3 thoughts on “Press Release: Not Dead Yet Provides Video and Written Comments on POLST to Institute of Medicine’s Committee on Approaching Death

  1. What excellent comments.

    Looking in from the outside as an elderly Medicare eligible citizen who experienced the trauma of a unilateral and covert DNR in the chart of my late husband, I am, of course, suspicious of ALL advanced directives because they can be and are abused with apparent impunity under existing unenforced laws when fiscal futility is at stake for the hospitals and physicians.

    Existing Medicare Reimbursement Protocols so often mean that physicians/hospitals have to EAT the costs of errors, mistakes, and non-beneficial over treatments and the complications thereof that are not reimbursed by Medicare and the private insurers. It is not surprising that the hospitals/physicians rationalize that these “charity” patients are “better off dead” and inappropriately extrapolate DNR Code Status into the medical/hospital charts of the elderly disabled to limit life-extending and life-saving treatments that will NOT be reimbursed.

    I believe the main thrust or goal of the any directive encouraged by the state, to include the POLST, is to save money for Medicare and the private insurers who provide Medicare benefits or supplement Medicare benefits under private contracts —at a profit, of course.

    The POLST does try to implement the public policy of the 1991 PSDA wherein elderly/disabled and all patients are legally allowed to shorten their lives (to shorten suffering) by refusing life-extending treatments when hospitalized and transitioning to Hospice and Palliative Care, even as these life-extending treatments are NOT determined to be medically futile under existing hospital policy and/or state law.

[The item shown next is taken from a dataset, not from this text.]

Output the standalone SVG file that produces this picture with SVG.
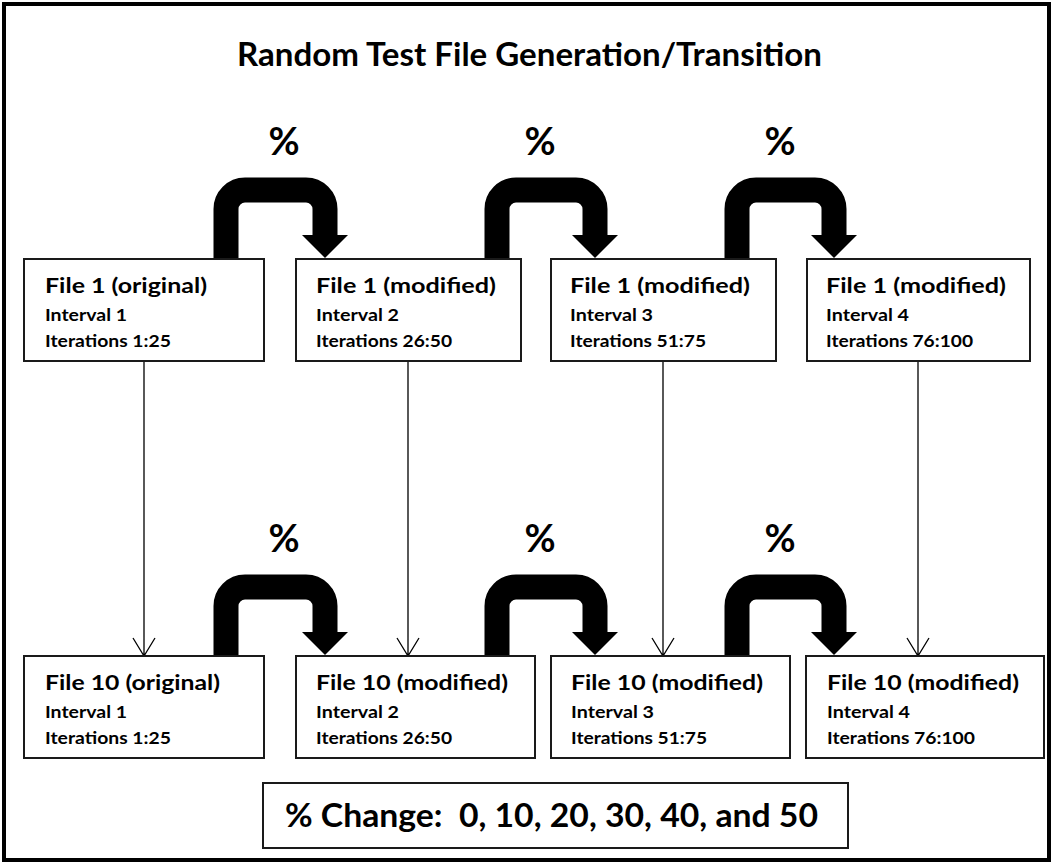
<svg xmlns="http://www.w3.org/2000/svg" width="1051" height="863" viewBox="0 0 1051 863">
<style>
text{font-family:Lato,"Open Sans","Liberation Sans",sans-serif;font-weight:bold;fill:#000}
.box{fill:#fff;stroke:#1a1a1a;stroke-width:2}
.t1{font-size:21px}
.t2{font-size:17px}
.pct{font-size:38px;text-anchor:middle}
.bend{fill:none;stroke:#000;stroke-width:25}
.head{fill:#000}
.thin{fill:none;stroke:#000;stroke-width:1.3}
</style>
<rect x="4" y="4" width="1045" height="856" fill="#fff" stroke="#000" stroke-width="4"/>
<text id="title" x="237" y="66" font-size="33" textLength="585" lengthAdjust="spacingAndGlyphs">Random Test File Generation/Transition</text>

<g id="connectors">
  <g id="vertical">
    <path class="thin" d="M144,361 V656 M133,638 L144,656 L155,638"/>
    <path class="thin" d="M408,361 V656 M397,638 L408,656 L419,638"/>
    <path class="thin" d="M663,361 V656 M652,638 L663,656 L674,638"/>
    <path class="thin" d="M918,361 V656 M907,638 L918,656 L929,638"/>
  </g>
  <g id="bent-top">
    <path class="bend" d="M226,261 V209 A19,19 0 0 1 245,190 H306 A19,19 0 0 1 325,209 V236"/>
    <polygon class="head" points="302,235 348,235 325,258"/>
    <path class="bend" d="M497,261 V209 A19,19 0 0 1 516,190 H576 A19,19 0 0 1 595,209 V236"/>
    <polygon class="head" points="572,235 618,235 595,258"/>
    <path class="bend" d="M737,261 V209 A19,19 0 0 1 756,190 H815 A19,19 0 0 1 834,209 V236"/>
    <polygon class="head" points="811,235 857,235 834,258"/>
  </g>
  <g id="bent-bottom">
    <path class="bend" d="M226,658 V606 A19,19 0 0 1 245,587 H306 A19,19 0 0 1 325,606 V633"/>
    <polygon class="head" points="302,632 348,632 325,655"/>
    <path class="bend" d="M497,658 V606 A19,19 0 0 1 516,587 H576 A19,19 0 0 1 595,606 V633"/>
    <polygon class="head" points="572,632 618,632 595,655"/>
    <path class="bend" d="M737,658 V606 A19,19 0 0 1 756,587 H815 A19,19 0 0 1 834,606 V633"/>
    <polygon class="head" points="811,632 857,632 834,655"/>
  </g>
  <text class="pct" x="284" y="155">%</text>
  <text class="pct" x="540" y="155">%</text>
  <text class="pct" x="780" y="155">%</text>
  <text class="pct" x="284" y="552">%</text>
  <text class="pct" x="540" y="552">%</text>
  <text class="pct" x="780" y="552">%</text>
</g>

<g id="top1">
  <rect class="box" x="24" y="259" width="240" height="102"/>
  <text class="t1" x="45" y="293" textLength="162" lengthAdjust="spacingAndGlyphs">File 1 (original)</text>
  <text class="t2" x="45" y="321" textLength="82" lengthAdjust="spacingAndGlyphs">Interval 1</text>
  <text class="t2" x="45" y="347" textLength="126" lengthAdjust="spacingAndGlyphs">Iterations 1:25</text>
</g>
<g id="top2">
  <rect class="box" x="296" y="259" width="225" height="102"/>
  <text class="t1" x="316" y="293" textLength="180" lengthAdjust="spacingAndGlyphs">File 1 (modified)</text>
  <text class="t2" x="316" y="321" textLength="83" lengthAdjust="spacingAndGlyphs">Interval 2</text>
  <text class="t2" x="316" y="347" textLength="136" lengthAdjust="spacingAndGlyphs">Iterations 26:50</text>
</g>
<g id="top3">
  <rect class="box" x="551" y="259" width="225" height="102"/>
  <text class="t1" x="570" y="293" textLength="180" lengthAdjust="spacingAndGlyphs">File 1 (modified)</text>
  <text class="t2" x="570" y="321" textLength="83" lengthAdjust="spacingAndGlyphs">Interval 3</text>
  <text class="t2" x="570" y="347" textLength="136" lengthAdjust="spacingAndGlyphs">Iterations 51:75</text>
</g>
<g id="top4">
  <rect class="box" x="807" y="259" width="223" height="102"/>
  <text class="t1" x="826" y="293" textLength="180" lengthAdjust="spacingAndGlyphs">File 1 (modified)</text>
  <text class="t2" x="826" y="321" textLength="83" lengthAdjust="spacingAndGlyphs">Interval 4</text>
  <text class="t2" x="826" y="347" textLength="147" lengthAdjust="spacingAndGlyphs">Iterations 76:100</text>
</g>

<g id="bot1">
  <rect class="box" x="24" y="656" width="240" height="102"/>
  <text class="t1" x="45" y="690" textLength="175" lengthAdjust="spacingAndGlyphs">File 10 (original)</text>
  <text class="t2" x="45" y="718" textLength="82" lengthAdjust="spacingAndGlyphs">Interval 1</text>
  <text class="t2" x="45" y="744" textLength="126" lengthAdjust="spacingAndGlyphs">Iterations 1:25</text>
</g>
<g id="bot2">
  <rect class="box" x="296" y="656" width="239" height="102"/>
  <text class="t1" x="316" y="690" textLength="192" lengthAdjust="spacingAndGlyphs">File 10 (modified)</text>
  <text class="t2" x="316" y="718" textLength="83" lengthAdjust="spacingAndGlyphs">Interval 2</text>
  <text class="t2" x="316" y="744" textLength="136" lengthAdjust="spacingAndGlyphs">Iterations 26:50</text>
</g>
<g id="bot3">
  <rect class="box" x="551" y="656" width="239" height="102"/>
  <text class="t1" x="571" y="690" textLength="192" lengthAdjust="spacingAndGlyphs">File 10 (modified)</text>
  <text class="t2" x="571" y="718" textLength="83" lengthAdjust="spacingAndGlyphs">Interval 3</text>
  <text class="t2" x="571" y="744" textLength="136" lengthAdjust="spacingAndGlyphs">Iterations 51:75</text>
</g>
<g id="bot4">
  <rect class="box" x="806" y="656" width="238" height="102"/>
  <text class="t1" x="827" y="690" textLength="192" lengthAdjust="spacingAndGlyphs">File 10 (modified)</text>
  <text class="t2" x="827" y="718" textLength="83" lengthAdjust="spacingAndGlyphs">Interval 4</text>
  <text class="t2" x="827" y="744" textLength="148" lengthAdjust="spacingAndGlyphs">Iterations 76:100</text>
</g>

<g id="summary">
  <rect class="box" x="263" y="783" width="585" height="65"/>
  <text x="285" y="827" font-size="33" xml:space="preserve" textLength="533" lengthAdjust="spacingAndGlyphs">% Change:  0, 10, 20, 30, 40, and 50</text>
</g>
</svg>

    I see that Dr. Thaddeos Mason Pope, Medical Futility Blog, and a leading expert on Medical Futility and the Law, etc.. has indicated in a recent article that there was a “Dangerous Catholic Attack On POLST” for the same reasons that Diane Coleman points out in her comments to the Committee.

    Apparently, the Catholic Medical Center (CMA) was very upset that POLST (in practice) is not limited to patients with a terminal illness — and that procedures involving informed consent for the POLST cannot overcome the “influence” of other parties on the patient in the formulation of the POLST.

    Wouldn’t the Power of Attorney (POA) of a surrogate (when the patient is not competent} be sufficient in most instances and isn’t it better and safer for the patient (or the surrogate) to make these life and death decisions when it is pertinent, and not before! –especially when one of the main goals of advanced directives pushed by the State is to shorten life and to prevent terminal patients (6 moths or 12 months?) from dying in expensive ICUs and CCUs at great expense to Medicare and the private insurers.

    The Catholics have protested the “growing” millions of abortions performed since abortion was legalized and I’m sure that they have a special fear that millions of elderly/disabled will have their lives shortened without their informed consent, as well, if the culture of death is nourished by POLSTS that can be misused and abused for fiscal expediency.

  2. The New York Times recently (today) pointed out in an Article that there is a novel and new way of getting the elderly/disabled and seriously ill to talk about end-of-life choices in view of reality that the goals of “advanced directives” envisioned by the 1991 Patient Self Determination Act to promote these talks have not been attained.

    Apparently, there has been a pilot program in California that pays Residents to talk to and interview old sick and/or disabled patients to help them vocalize the care that they want and do not want at the end of life — which in recorded by the means of a POLST document, of course.

    But, of course, all of the DANGERS of POLST as pointed out by NDY CEO Diane Colman, and the Catholic organizations and other Disability Rights Organizations are ignored by the New York Times who likes to think of itself as a “policy maker.”